MÉTODO FENOMENOLÓGICO NÃO É O MESMO QUE ONTOLOGIA FENOMENOLÓGICA
É célebre, reproduzido em vários manuais de filosofia, o seguinte texto de Nicolai Hartmann:
«Análise do fenómeno do conhecimento
(Fenomenologia do conhecimento)
a) O FENÓMENO FUNDAMENTAL DA APREENSÃO
I) «Em todo o conhecimento, um «cognoscente» e um «conhecido», um sujeito e um objecto encontram-se face a face. A relação que existe entre os dois é o próprio conhecimento. A oposição dos dois termos só pode ser suprimida: esta oposição significa que os dois termos são originariamente separados um do outro, transcendentes um ao outro.» (...)
4) «A função do sujeito consiste em apreender o objecto; a do objecto consiste em poder ser captado pelo sujeito e sê-lo efectivamente.»

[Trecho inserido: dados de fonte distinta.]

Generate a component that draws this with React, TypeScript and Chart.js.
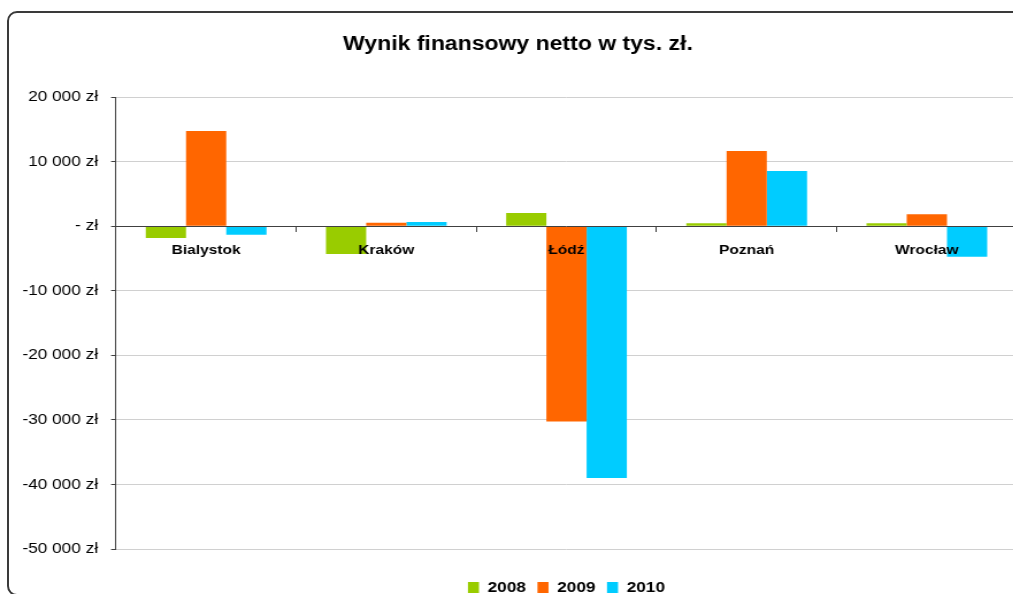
import React, { useEffect, useRef } from 'react';
import { Chart, registerables } from 'chart.js';

Chart.register(...registerables);

const cities = ['Bialystok', 'Kraków', 'Łódź', 'Poznań', 'Wrocław'];
const years = ['2008', '2009', '2010'];
const v2008 = [-1850, -4300, 2050, 460, 460];
const v2009 = [14750, 510, -30250, 11650, 1850];
const v2010 = [-1350, 660, -39000, 8550, -4750];
const seriesColors = ['#99CC00', '#FF6600', '#00CCFF'];
const yMin = -50000;
const yMax = 20000;
const yStep = 10000;

const SX = 1.15; // horizontal stretch of the original rendering
const CW = 894;
const CH = 605;
const FONT = '"Liberation Sans", Arial, Helvetica, sans-serif';

function fmt(v: number): string {
  if (v === 0) return '- zł';
  const s = Math.abs(v).toString().replace(/\B(?=(\d{3})+(?!\d))/g, ' ');
  return (v < 0 ? '-' : '') + s + ' zł';
}

export default function App() {
  const ref = useRef<HTMLCanvasElement | null>(null);

  useEffect(() => {
    if (!ref.current) return;
    const values = [v2008, v2009, v2010];
    const chart = new Chart(ref.current, {
      type: 'bar',
      data: {
        labels: cities,
        datasets: years.map((y, i) => ({
          label: y,
          data: values[i],
          backgroundColor: seriesColors[i],
          borderWidth: 0,
          categoryPercentage: 0.67,
          barPercentage: 1,
          xAxisID: 'x',
          yAxisID: 'y',
        })),
      },
      options: {
        responsive: false,
        animation: false,
        devicePixelRatio: 1,
        layout: { padding: { left: 16.5, right: 9.7, top: 0, bottom: 0 } },
        plugins: {
          title: {
            display: true,
            text: 'Wynik finansowy netto w tys. zł.',
            color: '#000',
            font: { family: FONT, size: 20, weight: 'bold' },
            padding: { top: 32.5, bottom: 40.5 },
          },
          legend: {
            position: 'bottom',
            fullSize: false,
            labels: {
              color: '#000',
              font: { family: FONT, size: 15, weight: 'bold' },
              boxWidth: 9.6,
              boxHeight: 11,
              padding: 10,
            },
          },
          tooltip: { enabled: false },
        },
        scales: {
          x: {
            type: 'category',
            axis: 'x',
            position: { y: 0 },
            offset: true,
            grid: {
              offset: true,
              drawOnChartArea: false,
              tickLength: 5,
              color: '#404040',
              lineWidth: 1,
            },
            border: { display: true, color: '#404040', z: 1 },
            ticks: {
              color: '#000',
              font: { family: FONT, size: 13.5, weight: 'bold' },
              padding: 11,
              z: 1,
              maxRotation: 0,
              autoSkip: false,
            },
          },
          x2: {
            type: 'category',
            axis: 'x',
            position: 'bottom',
            grid: { display: false },
            border: { display: false },
            ticks: { display: false },
            afterFit: (s: any) => {
              s.height = 21;
            },
          },
          y: {
            type: 'linear',
            min: yMin,
            max: yMax,
            ticks: {
              stepSize: yStep,
              color: '#000',
              font: { family: FONT, size: 15 },
              padding: 11.3,
              callback: (v: any) => fmt(Number(v)),
            },
            grid: {
              color: (ctx: any) =>
                ctx.tick && ctx.tick.value === 0 ? 'rgba(0,0,0,0)' : '#d0d0d0',
              tickColor: '#404040',
              tickLength: 4.3,
              lineWidth: 1,
            },
            border: { display: true, color: '#404040' },
            afterFit: (s: any) => {
              s.width = 84.4;
            },
          },
        },
      } as any,
    });
    return () => chart.destroy();
  }, []);

  return (
    <div
      style={{
        position: 'fixed',
        left: 0,
        top: 0,
        width: 1013,
        height: 594,
        overflow: 'hidden',
        background: '#fff',
      }}
    >
      <div
        style={{
          position: 'absolute',
          left: 7,
          top: 11,
          width: 1100,
          height: 585,
          border: '2px solid #3a3a3a',
          borderRadius: 10,
          boxSizing: 'border-box',
        }}
      />
      <canvas
        ref={ref}
        width={CW}
        height={CH}
        style={{
          position: 'absolute',
          left: 0,
          top: 0,
          width: CW,
          height: CH,
          transform: `scaleX(${SX})`,
          transformOrigin: '0 0',
        }}
      />
    </div>
  );
}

5) «Considerado do lado do sujeito, esta "apreensão" pode ser descrita como uma saída do sujeito da sua própria esfera e como uma incursão na esfera do objecto, a qual é para o sujeito transcendente e heterogénea. O sujeito apreende as determinações do objecto e captando-as, introdu-las, fá-las entrar na sua própria esfera.»

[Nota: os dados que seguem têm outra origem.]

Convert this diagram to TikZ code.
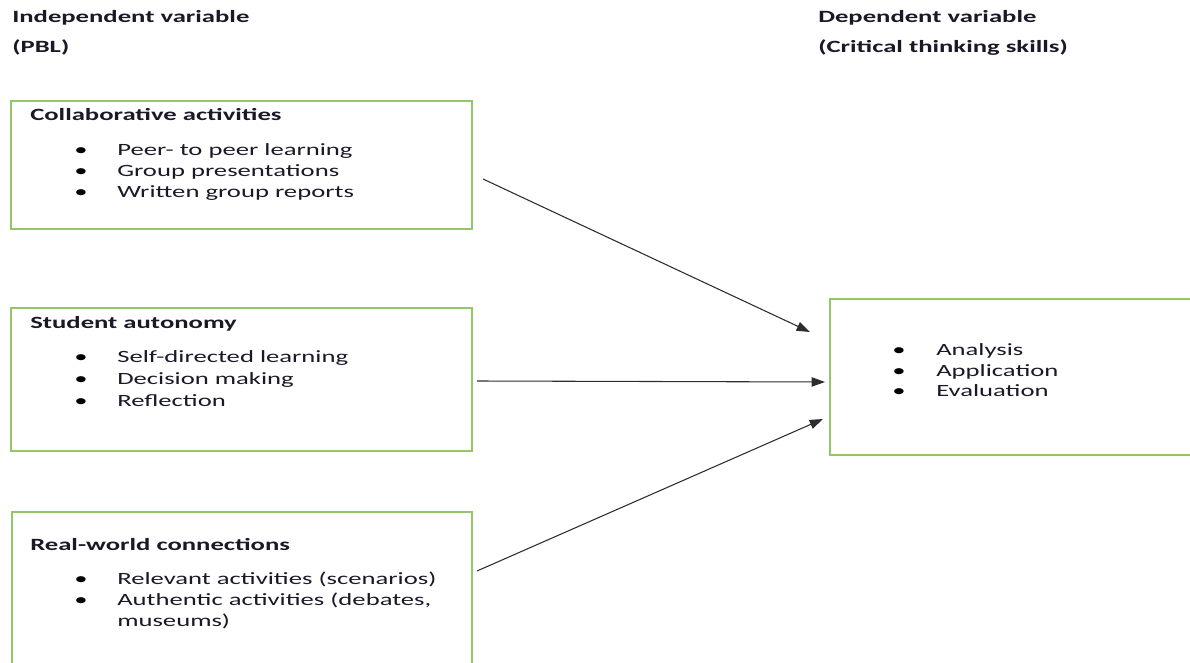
\documentclass[tikz,border=0pt]{standalone}
\usepackage{fontspec}
\setmainfont{Carlito}[FakeStretch=1.55]
\usetikzlibrary{arrows.meta}
\definecolor{boxgreen}{RGB}{146,198,104}
\definecolor{arrgray}{RGB}{45,45,45}
\definecolor{txtcol}{RGB}{25,25,40}
\begin{document}
\begin{tikzpicture}[x=0.75pt,y=-0.75pt,
  box/.style={draw=boxgreen,line width=1.5pt,anchor=north west,inner sep=0pt},
  txt/.style={anchor=base west,inner sep=0pt,text=txtcol,font=\fontsize{12.9pt}{15.75pt}\selectfont},
  hd/.style={anchor=base west,inner sep=0pt,text=txtcol,font=\fontsize{12.9pt}{15.75pt}\selectfont\bfseries},
  bul/.style={anchor=base,inner sep=0pt,text=black,font=\fontsize{12.9pt}{15.75pt}\selectfont},
  arr/.style={draw=arrgray,line width=0.8pt,-{Triangle[length=10pt,width=7pt]}}]
\useasboundingbox (0,0) rectangle (1190,663);
\clip (0,0) rectangle (1190,663);
% headings
\node[hd] (iv) at (12,23) {Independent variable};
\node[hd] (pbl) at (12,53) {(PBL)};
\node[hd] (dv) at (818,23) {Dependent variable};
\node[hd] (cts) at (818,53) {(Critical thinking skills)};
% boxes
\node[box,minimum width=345.75pt,minimum height=96pt] (b1) at (10,100) {};
\node[box,minimum width=345.75pt,minimum height=107.25pt] (b2) at (10,307) {};
\node[box,minimum width=345pt,minimum height=150pt] (b3) at (11,511) {};
\node[box,minimum width=300pt,minimum height=117pt] (b4) at (829,298) {};
% box 1
\node[hd] (h1) at (30,121) {Collaborative activities};
\node[bul] (d11) at (81,156) {•};
\node[txt] (t11) at (117,156) {Peer- to peer learning};
\node[bul] (d12) at (81,177) {•};
\node[txt] (t12) at (117,177) {Group presentations};
\node[bul] (d13) at (81,198) {•};
\node[txt] (t13) at (117,198) {Written group reports};
% box 2
\node[hd] (h2) at (30,329) {Student autonomy};
\node[bul] (d21) at (81,363) {•};
\node[txt] (t21) at (117,363) {Self-directed learning};
\node[bul] (d22) at (81,384) {•};
\node[txt] (t22) at (117,384) {Decision making};
\node[bul] (d23) at (81,406) {•};
\node[txt] (t23) at (117,406) {Reflection};
% box 3
\node[hd] (h3) at (30,550) {Real-world connections};
\node[bul] (d31) at (81,584) {•};
\node[txt] (t31) at (117,584) {Relevant activities (scenarios)};
\node[bul] (d32) at (81,605) {•};
\node[txt] (t32) at (117,605) {Authentic activities (debates,};
\node[txt] (t33) at (117,626) {museums)};
% box 4
\node[bul] (d41) at (899,355) {•};
\node[txt] (t41) at (936,355) {Analysis};
\node[bul] (d42) at (899,376) {•};
\node[txt] (t42) at (936,376) {Application};
\node[bul] (d43) at (899,397) {•};
\node[txt] (t43) at (936,397) {Evaluation};
% arrow ends
\coordinate (s1) at (483,179);
\coordinate (e1) at (810,332);
\coordinate (s2) at (477,381);
\coordinate (e2) at (825,382);
\coordinate (s3) at (477,571);
\coordinate (e3) at (823,419);
\draw[arr] (s1) -- (e1);
\draw[arr] (s2) -- (e2);
\draw[arr] (s3) -- (e3);
\end{tikzpicture}
\end{document}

6) «O sujeito só pode captar as propriedades do objecto fora de si mesmo, porque a oposição do sujeito e do objecto só desaparece na união que o acto de conhecimento estabelece entre eles: mas ela permanece indestrutível.»
(Nicolai Hartmann, Les principes d´une méthaphisique de la connaissance, Tome I, pag 87-88, Aubier, Editions Montaigne, Paris, 1945; o negrito é posto por mim).
Sustento que esta descrição da fenomenologia do conhecimento feita por Hartmann não é fenomenologia, no plano ontológico, mas sim realismo natural. ou realismo crítico, uma vez que admite que o sujeito e o objeto (físico) são originariamente transcendentes um ao outro..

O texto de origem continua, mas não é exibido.